Black Ops 7’s Muted Steam Heat Check—What It Really Means

Two weeks before its November 14, 2025 launch, Call of Duty: Black Ops 7 sits around 173rd on Steam wishlists—an “ouch” stat that’s already getting clipped and memed on social feeds. But before you hit the panic button, consider this: I’ve lived through Modern Warfare 2’s triumphant Steam return and MW3’s chaotic yet blockbuster debut, and this ranking says more about CoD’s shifting platform strategy than core fan enthusiasm.
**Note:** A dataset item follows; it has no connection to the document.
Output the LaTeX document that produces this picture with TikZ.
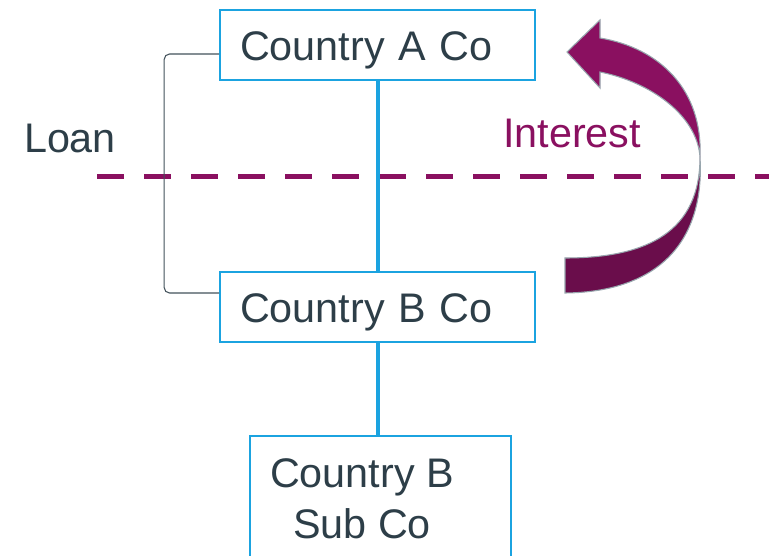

Why Steam Wishlists Are a Weak CoD KPI

Steam wishlists are a powerful indicator for indies and mid-tier titles that rely on Valve’s front-page spotlight. CoD is not one of those. Treyarch and Activision have spent over a decade training the PC audience to use Battle.net as their launchpad, only returning to Steam in 2022 with MW2. Even then, the franchise charted because of nostalgia and Valve visibility—but a large slice of daily active players still skipped Steam entirely.

Historically, Activision has said roughly one in four CoD players lives on PC, with the rest split across PlayStation, Xbox, and mobile (where Call of Duty: Mobile carries a massive share of activity). That 75% console/mobile skew drags down Steam’s rank by default. Then add day-one Game Pass for PC: if you’re already subscribed, you don’t “wishlist”—you wait to preload. That funnel shift alone kneecaps wishlist momentum without signaling a lack of interest.
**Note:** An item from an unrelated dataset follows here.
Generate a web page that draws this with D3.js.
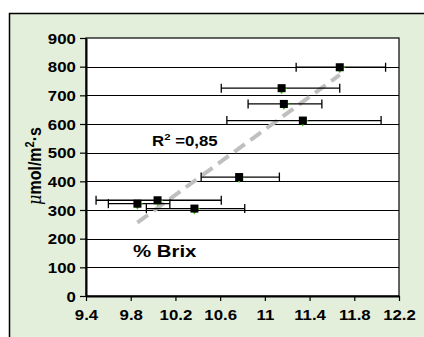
<!DOCTYPE html>
<html>
<head>
<meta charset="utf-8">
<script src="https://cdn.jsdelivr.net/npm/d3@7"></script>
<style>
  html, body { margin: 0; padding: 0; background: #fff; }
  svg { display: block; font-family: "Liberation Sans", Arial, sans-serif; }
</style>
</head>
<body>
<div id="chart"></div>
<script>
// data
const brix = [11.67, 11.15, 11.17, 11.34, 10.77, 9.86, 10.04, 10.37];
const brixLow = [11.28, 10.61, 10.85, 10.66, 10.43, 9.60, 9.49, 9.94];
const brixHigh = [12.08, 11.67, 11.51, 12.04, 11.13, 10.15, 10.61, 10.82];
const photo = [798, 725, 670, 612, 415, 322, 334, 305];
const xTicks = [9.4, 9.8, 10.2, 10.6, 11, 11.4, 11.8, 12.2];
const yTicks = [0, 100, 200, 300, 400, 500, 600, 700, 800, 900];
const r2Label = '0,85';

const W = 424, H = 337;
const margin = { top: 38, right: 25, bottom: 41, left: 86 };
const width = W - margin.left - margin.right;
const height = H - margin.top - margin.bottom;

const root = d3.select('#chart').append('svg').attr('width', W).attr('height', H);

// outer chart frame (runs off the right and bottom edges)
root.append('rect')
  .attr('x', 9.5).attr('y', 13.5)
  .attr('width', W).attr('height', H)
  .attr('fill', '#e3eedb')
  .attr('stroke', '#000').attr('stroke-width', 1.5);

const svg = root.append('g').attr('transform', `translate(${margin.left},${margin.top})`);

const x = d3.scaleLinear().domain([9.4, 12.2]).range([0, width]);
const y = d3.scaleLinear().domain([0, 900]).range([height, 0]);

svg.append('rect')
  .attr('width', width).attr('height', height)
  .attr('fill', '#fff').attr('stroke', '#000').attr('stroke-width', 1.2);

// horizontal gridlines
svg.selectAll('.grid')
  .data(yTicks.filter((d) => d > 0 && d < 900))
  .enter()
  .append('line')
  .attr('class', 'grid')
  .attr('x1', 0).attr('x2', width)
  .attr('y1', (d) => Math.round(y(d)) + 0.5).attr('y2', (d) => Math.round(y(d)) + 0.5)
  .attr('stroke', '#000').attr('stroke-width', 1);

const yAxis = svg.append('g')
  .call(d3.axisLeft(y).tickValues(yTicks).tickSize(6).tickSizeOuter(0).tickFormat(d3.format('d')));
const xAxis = svg.append('g')
  .attr('transform', `translate(0,${height})`)
  .call(d3.axisBottom(x).tickValues(xTicks).tickSize(5).tickSizeOuter(0).tickFormat((d) => String(d)));

[yAxis, xAxis].forEach((a) => {
  a.select('.domain').attr('stroke', '#000').attr('stroke-width', 2);
  a.selectAll('.tick line').attr('stroke', '#000').attr('stroke-width', 1.2);
  a.selectAll('.tick text')
    .attr('fill', '#000')
    .style('font-family', '"Liberation Sans", Arial, sans-serif')
    .style('font-weight', 'bold')
    .style('font-size', '14px');
});
yAxis.selectAll('.tick text').attr('x', -8.5).attr('dy', '0.36em')
  .attr('transform', 'scale(1.2,1)');
xAxis.selectAll('.tick text').attr('y', 14).attr('dy', '0.71em')
  .attr('transform', 'scale(1.2,1)');

// trend line (least squares through the points)
const mx = d3.mean(brix), my = d3.mean(photo);
const sxy = d3.sum(brix, (v, i) => (v - mx) * (photo[i] - my));
const sxx = d3.sum(brix, (v) => (v - mx) ** 2);
const slope = sxy / sxx, icpt = my - slope * mx;
const ext = d3.extent(brix);
svg.append('line')
  .attr('x1', x(ext[0])).attr('y1', y(icpt + slope * ext[0]))
  .attr('x2', x(ext[1])).attr('y2', y(icpt + slope * ext[1]))
  .attr('stroke', '#bfbfbf').attr('stroke-width', 4)
  .attr('stroke-dasharray', '13,7');

// horizontal error bars
const idx = d3.range(brix.length);
const eb = svg.selectAll('.err').data(idx).enter().append('g').attr('class', 'err')
  .attr('stroke', '#000').attr('stroke-width', 1.3);
eb.append('line')
  .attr('x1', (i) => x(brixLow[i])).attr('x2', (i) => x(brixHigh[i]))
  .attr('y1', (i) => y(photo[i])).attr('y2', (i) => y(photo[i]));
eb.append('line')
  .attr('x1', (i) => x(brixLow[i])).attr('x2', (i) => x(brixLow[i]))
  .attr('y1', (i) => y(photo[i]) - 4.5).attr('y2', (i) => y(photo[i]) + 4.5);
eb.append('line')
  .attr('x1', (i) => x(brixHigh[i])).attr('x2', (i) => x(brixHigh[i]))
  .attr('y1', (i) => y(photo[i]) - 4.5).attr('y2', (i) => y(photo[i]) + 4.5);

// markers: small green fleck under a black square
svg.selectAll('.fleck').data(idx).enter().append('path')
  .attr('class', 'fleck')
  .attr('d', (i) => `M${x(brix[i]) - 2},${y(photo[i]) + 3} L${x(brix[i]) + 2},${y(photo[i]) + 3} L${x(brix[i])},${y(photo[i]) + 6}Z
     M${x(brix[i]) + 3},${y(photo[i]) - 1} L${x(brix[i]) + 6},${y(photo[i])} L${x(brix[i]) + 3},${y(photo[i]) + 1}Z`)
  .attr('fill', '#33cc00');
svg.selectAll('.pt').data(idx).enter().append('rect')
  .attr('class', 'pt')
  .attr('x', (i) => x(brix[i]) - 4).attr('y', (i) => y(photo[i]) - 4)
  .attr('width', 8).attr('height', 8)
  .attr('fill', '#000');

// R² annotation
const r2 = root.append('text')
  .attr('transform', 'translate(152,146) scale(1.2,1)')
  .style('font-weight', 'bold').style('font-size', '14px');
r2.append('tspan').text('R');
r2.append('tspan').attr('dy', -6).style('font-size', '9.5px').text('2');
r2.append('tspan').attr('dy', 6).text(' =' + r2Label);

// x title sits inside the plot
root.append('text')
  .attr('transform', 'translate(133,257) scale(1.2,1)')
  .style('font-weight', 'bold').style('font-size', '17px')
  .text('% Brix');

// y title
const yt = root.append('text')
  .attr('transform', 'translate(41,166) rotate(-90) scale(1,1.2)')
  .attr('text-anchor', 'middle')
  .style('font-weight', 'bold').style('font-size', '16px');
yt.append('tspan').style('font-style', 'italic').style('font-weight', 'normal')
  .style('font-family', '"DejaVu Serif", serif').text('μ');
yt.append('tspan').text('mol/m');
yt.append('tspan').attr('dy', -6).style('font-size', '11px').text('2');
yt.append('tspan').attr('dy', 6).text('·s');
</script>
</body>
</html>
Historical Wishlist Snapshots: CoD vs. Reality

Look back at Modern Warfare 2’s debut on Steam in late 2022: it climbed into the top 20 wishlists by launch day and logged over 200,000 concurrent players in its first week. Yet even at its peak visibility, analysts noted fewer than half of MW2’s daily active PC users touched Steam. MW3 in 2023 shot to #5 on wishlists but faced server hiccups that sent some fans back to Battle.net. The lesson: Steam’s leaderboard is only one slice of CoD’s audience pie.

The Game Pass Effect on PC Pre-Orders

Black Ops 7’s inclusion in Xbox Game Pass Ultimate and PC Game Pass from day one is great for exposure—Microsoft reports over 25 million PC Game Pass subscribers as of mid-2025—but it also cannibalizes traditional sales. Industry trackers show Black Ops 7 pre-orders are running noticeably lower than Black Ops 6 at the same lead-up stage, which aligns with past Game Pass titles that saw 10–15% fewer boxed or digital purchases. In practical terms, many PC fans opted to wait for their monthly subscription refresh rather than plunk down cash or hit “wishlist.”
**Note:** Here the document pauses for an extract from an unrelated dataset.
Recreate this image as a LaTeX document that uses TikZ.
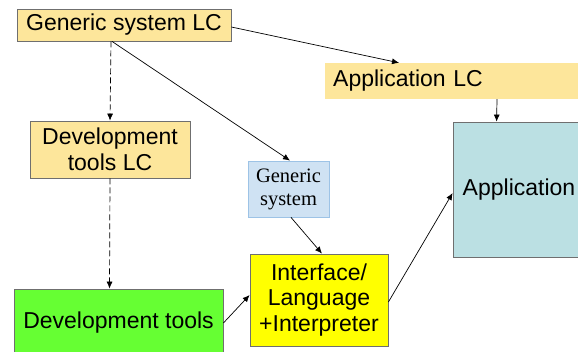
\documentclass[tikz,border=0pt]{standalone}
\usepackage{fontspec}
\setmainfont{Liberation Sans}
\newfontfamily\serifface{Liberation Serif}
\usetikzlibrary{arrows.meta,calc}
\definecolor{lcyellow}{HTML}{FDE69B}
\definecolor{gsblue}{HTML}{CFE2F3}
\definecolor{gsborder}{HTML}{9DC3E6}
\definecolor{appteal}{HTML}{BBE0E3}
\definecolor{devgreen}{HTML}{66FF33}
\definecolor{ifyellow}{HTML}{FFFF00}
\definecolor{boxborder}{HTML}{6F6F6F}
\tikzset{
  sansbig/.style={font=\fontsize{23}{26}\selectfont},
  boxstyle/.style={draw=boxborder, line width=0.8pt, inner sep=0pt, align=center, sansbig},
  arr/.style={-{Latex[length=7pt,width=6pt]}, line width=0.7pt, draw=black},
  dasharr/.style={arr, dash pattern=on 6pt off 3pt},
}
\begin{document}
\begin{tikzpicture}[x=1pt,y=-1pt]
\useasboundingbox (0,0) rectangle (578,351);
\clip (0,0) rectangle (578,351);
\node[boxstyle, fill=lcyellow, minimum width=214pt, minimum height=32pt] (gslc) at (124,25) {Generic system LC};
\node[fill=lcyellow, sansbig, anchor=west, minimum height=36pt, text width=249pt, inner xsep=8pt, inner ysep=0pt, align=left] (applc) at (325,81) {Application LC};
\node[boxstyle, fill=lcyellow, minimum width=160pt, minimum height=57pt] (dtlc) at (110,149.5) {Development\\tools LC};
\node[draw=gsborder, line width=0.8pt, fill=gsblue, inner sep=0pt, align=center, minimum width=81pt, minimum height=56pt, font=\serifface\fontsize{20.5}{23}\selectfont] (gs) at (288.5,189) {Generic\\system};
\node[boxstyle, fill=appteal, minimum width=132pt, minimum height=135pt] (app) at (519,189.5) {Application};
\node[boxstyle, fill=ifyellow, minimum width=138pt, minimum height=92pt, font=\fontsize{23}{25.5}\selectfont] (if) at (319,300) {Interface/\\Language\\+Interpreter};
\node[boxstyle, fill=devgreen, minimum width=209pt, minimum height=68pt] (dt) at (118.5,323) {Development tools};
\draw[dasharr] ([xshift=-13pt]gslc.south) -- (dtlc.north);
\draw[dasharr] (dtlc.south) -- ([xshift=-9pt]dt.north);
\draw[arr] ([yshift=-2pt]gslc.east) -- ([xshift=74pt]applc.north west);
\draw[arr] ([xshift=-12pt]gslc.south) -- ([xshift=1.5pt]gs.north);
\draw[arr] ([xshift=2.5pt]gs.south) -- ([xshift=3pt]if.north);
\draw[arr] (dt.east) -- ([yshift=5pt]if.west);
\draw[arr] ([yshift=-2pt]if.east) -- ([yshift=-3.5pt]app.west);
\draw[arr] ([xshift=172pt]applc.south west) -- ([xshift=44pt]app.north west);
\end{tikzpicture}
\end{document}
Similarly, beta engagement metrics reinforce this pattern: peak concurrent players during the Black Ops 7 beta were 20–30% below the equivalent windows for Black Ops 6 and MW3, according to community-shared SteamDB graphs. That drop doesn’t mean CoD’s flame is dying—it means the funnel reoriented toward subscription access instead of pre-launch hype.

The Competition Finally Feels Competitive

For years, CoD reigned virtually unopposed on console and PC, but the tide is shifting. Battlefield’s next mainline entry is positioning itself as a return to grounded, military-first spectacle after Battlefield 2042’s stability and design misfires. If DICE nails server performance and map flow, Black Ops 7 will lose its “default shooter” status on PC in certain circles.

At the same time, extraction shooters like ARC Raiders are carving out a dedicated community. ARC’s open beta peaked at around 25,000 players concurrently—a modest number next to CoD’s millions, but enough to prove there’s appetite for session-based PvEvP experiences. Factor in an estimated 15% year-over-year growth in the extraction-genre market, and Treyarch’s content-velocity playbook (weekly playlists, seasonal drops, ever-expanding Zombies) has a much smaller margin for error.

The Monetization Shuffle: Cosmetics Weighed Toward Warzone

One of the more eye-opening changes in Black Ops 7 is the cosmetic split: fewer flashy skins in core multiplayer, with the wildest unlocks reserved for Warzone. On paper, cleaner visuals improve readability and placate competitive purists. In practice, it funnels players toward the free-to-play battle royale—where cosmetic billboards are most visible—boosting microtransaction revenue.

It’s a gamble on players’ tolerance for ecosystem fragmentation. CoD veterans expect cross-mode unlocks: buy a camo in MP, rock it in Warzone and Zombies. Now some premium MP cosmetics won’t transfer back and forth, potentially spawning buyer remorse. Treyarch needs razor-sharp communication on what carries over and what stays mode-locked if it wants to avoid a backlash.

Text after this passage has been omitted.